▶ _Material provided_:
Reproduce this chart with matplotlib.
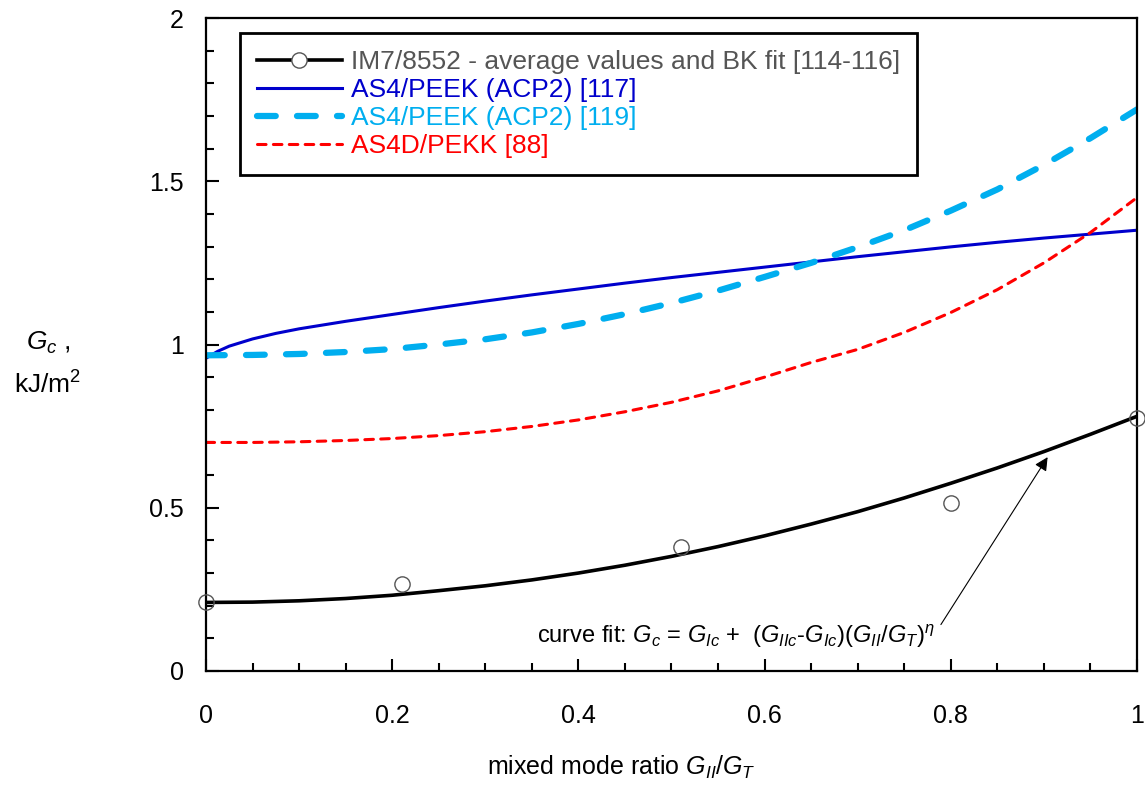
import numpy as np
import matplotlib.pyplot as plt
from matplotlib.ticker import MultipleLocator
from matplotlib.lines import Line2D

plt.rcParams['font.family'] = ['Liberation Sans', 'DejaVu Sans']
plt.rcParams['mathtext.fontset'] = 'custom'
plt.rcParams['mathtext.rm'] = 'Liberation Sans'
plt.rcParams['mathtext.it'] = 'Liberation Sans:italic'

# mixed mode ratio GII/GT
x = np.arange(0, 1.0001, 0.05)

# IM7/8552 BK fit curve and averaged test points
im7_fit = [0.21, 0.211, 0.215, 0.222, 0.232, 0.246, 0.261, 0.279, 0.300, 0.324,
           0.351, 0.381, 0.414, 0.450, 0.488, 0.530, 0.575, 0.622, 0.672, 0.725, 0.78]
im7_x = [0.0, 0.21, 0.51, 0.80, 1.0]
im7_pts = [0.21, 0.265, 0.38, 0.515, 0.775]

blue_x = [0.0, 0.0125, 0.025, 0.05, 0.075, 0.1, 0.15, 0.2, 0.25, 0.3, 0.35, 0.4, 0.45,
          0.5, 0.55, 0.6, 0.65, 0.7, 0.75, 0.8, 0.85, 0.9, 0.95, 1.0]
as4_117 = [0.958, 0.979, 0.995, 1.017, 1.034, 1.048, 1.071, 1.092, 1.113, 1.133, 1.152,
           1.17, 1.188, 1.205, 1.221, 1.237, 1.253, 1.269, 1.284, 1.299, 1.313, 1.326,
           1.338, 1.35]
as4_119 = [0.967, 0.968, 0.971, 0.977, 0.986, 1.0, 1.016, 1.037, 1.063, 1.093,
           1.127, 1.165, 1.207, 1.25, 1.298, 1.35, 1.41, 1.475, 1.55, 1.632, 1.72]
as4d_88 = [0.70, 0.70, 0.702, 0.706, 0.712, 0.721, 0.733, 0.749, 0.769, 0.794,
           0.823, 0.858, 0.9, 0.945, 0.985, 1.037, 1.098, 1.168, 1.25, 1.343, 1.45]

labels = ["IM7/8552 - average values and BK fit [114-116]",
          "AS4/PEEK (ACP2) [117]",
          "AS4/PEEK (ACP2) [119]",
          "AS4D/PEKK [88]"]
text_colors = ["#555555", "#0000cc", "#00aeef", "#ff0000"]

fig = plt.figure(figsize=(11.45, 7.86), dpi=100)
ax = fig.add_axes([206/1145, 1 - 671/786, 931/1145, 653/786])

ax.plot(x, im7_fit, color="black", lw=2.6)
ax.plot(im7_x, im7_pts, ls="none", marker="o", ms=11, mfc="none",
        mec="#555555", mew=1.0, clip_on=False, zorder=5)
ax.plot(blue_x, as4_117, color="#0000cc", lw=2.2)
ax.plot(x, as4_119, color="#00aeef", lw=4.5, dashes=(3.0, 3.4),
        dash_capstyle="round")
ax.plot(x, as4d_88, color="#ff0000", lw=2.2, dashes=(2.8, 2.4),
        dash_capstyle="round")

ax.set_xlim(0, 1)
ax.set_ylim(0, 2)
ax.xaxis.set_major_locator(MultipleLocator(0.2))
ax.xaxis.set_minor_locator(MultipleLocator(0.05))
ax.yaxis.set_major_locator(MultipleLocator(0.5))
ax.yaxis.set_minor_locator(MultipleLocator(0.1))
ax.xaxis.set_major_formatter(plt.FuncFormatter(lambda v, p: f"{v:g}"))
ax.yaxis.set_major_formatter(plt.FuncFormatter(lambda v, p: f"{v:g}"))
ax.tick_params(which="both", direction="in", width=1.5, labelsize=18,
               top=False, right=False)
ax.tick_params(which="major", length=9)
ax.tick_params(which="minor", length=6)
ax.tick_params(axis="x", pad=24)
ax.tick_params(axis="y", pad=16)
for s in ax.spines.values():
    s.set_linewidth(1.6)

handles = [
    Line2D([], [], color="black", lw=2.6, marker="o", ms=11,
           mfc="white", mec="#555555", mew=1.0),
    Line2D([], [], color="#0000cc", lw=2.2),
    Line2D([], [], color="#00aeef", lw=4.5, dashes=(3.0, 3.4), dash_capstyle="round"),
    Line2D([], [], color="#ff0000", lw=2.2, dashes=(2.8, 2.4), dash_capstyle="round"),
]
leg = ax.legend(handles, labels, loc="upper left", bbox_to_anchor=(0.0365, 0.977),
                borderaxespad=0, fontsize=19, handlelength=3.2, handletextpad=0.35,
                labelspacing=0.15, fancybox=False, framealpha=1,
                edgecolor="black", borderpad=0.65, labelcolor=text_colors)
leg.get_frame().set_linewidth(2)

ax.annotate(r"curve fit: $G_{c}$ = $G_{Ic}$ +  ($G_{IIc}$-$G_{Ic}$)($G_{II}$/$G_{T}$)$^{\eta}$",
            xy=(0.904, 0.655), xytext=(0.356, 0.086), fontsize=17,
            arrowprops=dict(arrowstyle="-|>", color="black", lw=0.8,
                            mutation_scale=20, shrinkA=4, shrinkB=0,
                            relpos=(1.0, 0.6)))

fig.text(48/1145, 1 - 343/786, r"$G_{c}$ ,", fontsize=19, ha="center", va="center")
fig.text(48/1145, 1 - 385/786, r"kJ/m$^2$", fontsize=19, ha="center", va="center")
fig.text(621/1145, 1 - 767/786, r"mixed mode ratio $G_{II}$/$G_{T}$", fontsize=18,
         ha="center", va="center")

fig.savefig("out.png", dpi=100)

▶ _Exercise details_: The lines from the start of the data through the line that contains "x = np.arange(0, 1.0001, 0.05)" are to be returned exactly, please, with both ends included and every picture left out.

▶ _Final result_:
Reproduce this chart with matplotlib.
import numpy as np
import matplotlib.pyplot as plt
from matplotlib.ticker import MultipleLocator
from matplotlib.lines import Line2D

plt.rcParams['font.family'] = ['Liberation Sans', 'DejaVu Sans']
plt.rcParams['mathtext.fontset'] = 'custom'
plt.rcParams['mathtext.rm'] = 'Liberation Sans'
plt.rcParams['mathtext.it'] = 'Liberation Sans:italic'

# mixed mode ratio GII/GT
x = np.arange(0, 1.0001, 0.05)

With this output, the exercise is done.